Neuralink, led by Elon Musk, is developing a brain-computer interface (BCI) chip that aims to create a two-way information exchange between the human brain and machines. Tianjin University takes a more ambitious approach with their “brain-on-a-chip” project. They aim to not only create a BCI but also potentially cultivate and train brain tissue to perform complex tasks, in addition to enabling machine interaction.
Researchers from Tianjin University’s Human-Computer Interaction Laboratory, in collaboration with Southern University of Science and Technology, have developed an open-source system called MetaBOC. This system facilitates the connection between brain-on-a-chip technology and electronic devices. The ultimate goal is to utilize MetaBOC to interface a lab-grown brain tissue with a robot, enabling the brain tissue to control the robot and perform intelligent tasks like obstacle avoidance.(The researchers provided a visual aid to demonstrate the concept)
This project can be understood as having two key components. The first involves creating a brain-computer interface (BCI) by cultivating brain tissue and linking it to a chip. The MetaBOC system then acts as a bridge, facilitating communication between the brain tissue and external electronic devices, similar to how it would function when controlling a robot. The second part focuses on developing methods to train this lab-grown brain to perform intelligent tasks, such as controlling a robot.
The “brain-on-a-chip” concept in this project differs from human brain implants like Neuralink. Instead of directly interfacing with a human brain, it utilizes lab-grown brain. This tissue is created by culturing stem cells, encouraging them to develop into a simplified, functional neural network. While not a complete human brain, it serves as a miniature model that allows researchers to study brain function and develop new therapies.
Similar to Neuralink’s human brain interface, the chip in this project aims to capture electrical signals from the lab-grown brain. However, unlike Neuralink, a major challenge lies in deciphering these signals. We currently lack the ability to decode the “language” of this cultivated brain, hindering both information retrieval and sending instructions. Therefore, the development of MetaBOC hinges on two key scientific breakthroughs:
- Decoding the output: We need to understand the electrical signals generated by the cultivated brain. This will allow us to interpret its activity.
- Establishing communication: We need to develop a method to send information to the brain in a way it can process.
While Tianjin University claims MetaBOC is open-source, details regarding the project remain limited. Currently, there’s no publicly available information about the system’s programming code, operational methods, or published research demonstrating successful brain signal decoding. This lack of transparency hinders verification of their progress and raises questions about the system’s functionality.
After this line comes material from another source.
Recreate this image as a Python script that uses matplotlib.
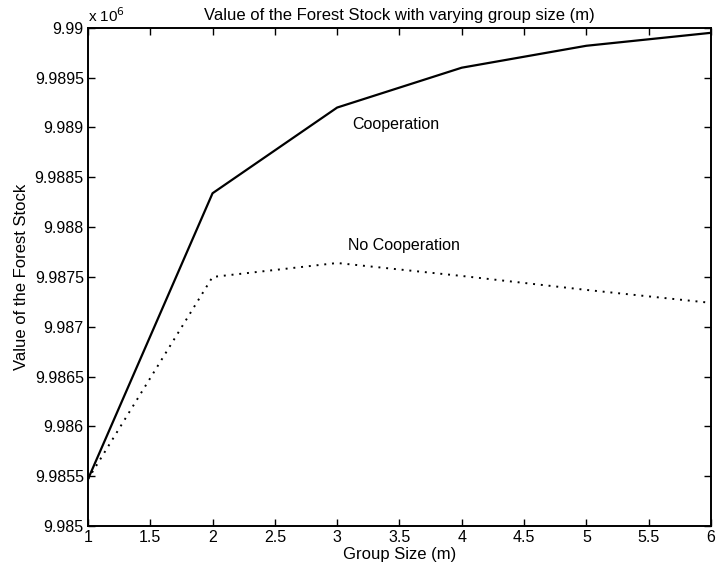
import matplotlib.pyplot as plt
from matplotlib.ticker import FuncFormatter

# Data (values in units of 10^6)
group_size = [1, 2, 3, 4, 5, 6]
cooperation = [9.98547, 9.98834, 9.98920, 9.98960, 9.98982, 9.98995]
no_cooperation = [9.98547, 9.98750, 9.98764, 9.98751, 9.98737, 9.98724]

x_ticks = [1, 1.5, 2, 2.5, 3, 3.5, 4, 4.5, 5, 5.5, 6]
y_ticks = [9.985, 9.9855, 9.986, 9.9865, 9.987, 9.9875, 9.988, 9.9885, 9.989, 9.9895, 9.99]

plt.rcParams['font.family'] = ['Liberation Sans', 'DejaVu Sans']

fig = plt.figure(figsize=(7.21, 5.8), dpi=100)
ax = fig.add_axes([0.122, 0.093, 0.864, 0.859])

ax.plot(group_size, cooperation, color='black', linewidth=1.6, linestyle='-')
ax.plot(group_size, no_cooperation, color='black', linewidth=1.4, linestyle=(0, (1, 3)))

ax.set_xlim(1, 6)
ax.set_ylim(9.985, 9.99)
ax.set_xticks(x_ticks)
ax.set_yticks(y_ticks)
ax.xaxis.set_major_formatter(FuncFormatter(lambda v, p: f"{v:g}"))
ax.yaxis.set_major_formatter(FuncFormatter(lambda v, p: f"{v:g}"))
ax.tick_params(direction='in', length=5, width=1.0, top=True, right=True,
               labelsize=11.5, pad=3)
for side in ax.spines.values():
    side.set_linewidth(1.4)

ax.text(3.12, 9.98903, "Cooperation", fontsize=11.5, va='center', ha='left')
ax.text(3.09, 9.98782, "No Cooperation", fontsize=11.5, va='center', ha='left')

ax.set_title("Value of the Forest Stock with varying group size (m)", fontsize=12, pad=6)
ax.set_xlabel("Group Size (m)", fontsize=12, labelpad=1)
ax.set_ylabel("Value of the Forest Stock", fontsize=12, labelpad=4)
ax.text(0.0, 1.005, r"x 10$^6$", transform=ax.transAxes, fontsize=11,
        ha='left', va='bottom')

fig.savefig("out.png", dpi=100)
The project’s second part focuses on training the lab-grown brain tissue to perform complex tasks, like controlling a robot. While one researcher mentioned using reinforcement learning algorithms for this purpose, there’s a lack of published research detailing their progress. Until the university releases findings on this aspect, it remains an area of ongoing exploration.
The university’s claims about MetaBOC raise some questions due to the limited information available. They referenced their research, but the cited study focused on using low-intensity ultrasound for improved brain tissue development, which falls within the realm of cultivating brains, not necessarily communication with them. Ideally, we’d see research directly addressing decoding signals from and sending information to the cultivated brain tissue.
I think the idea of interfacing cultivated brains with machines is undeniably ambitious. However, significant technical hurdles remain before we can make real progress.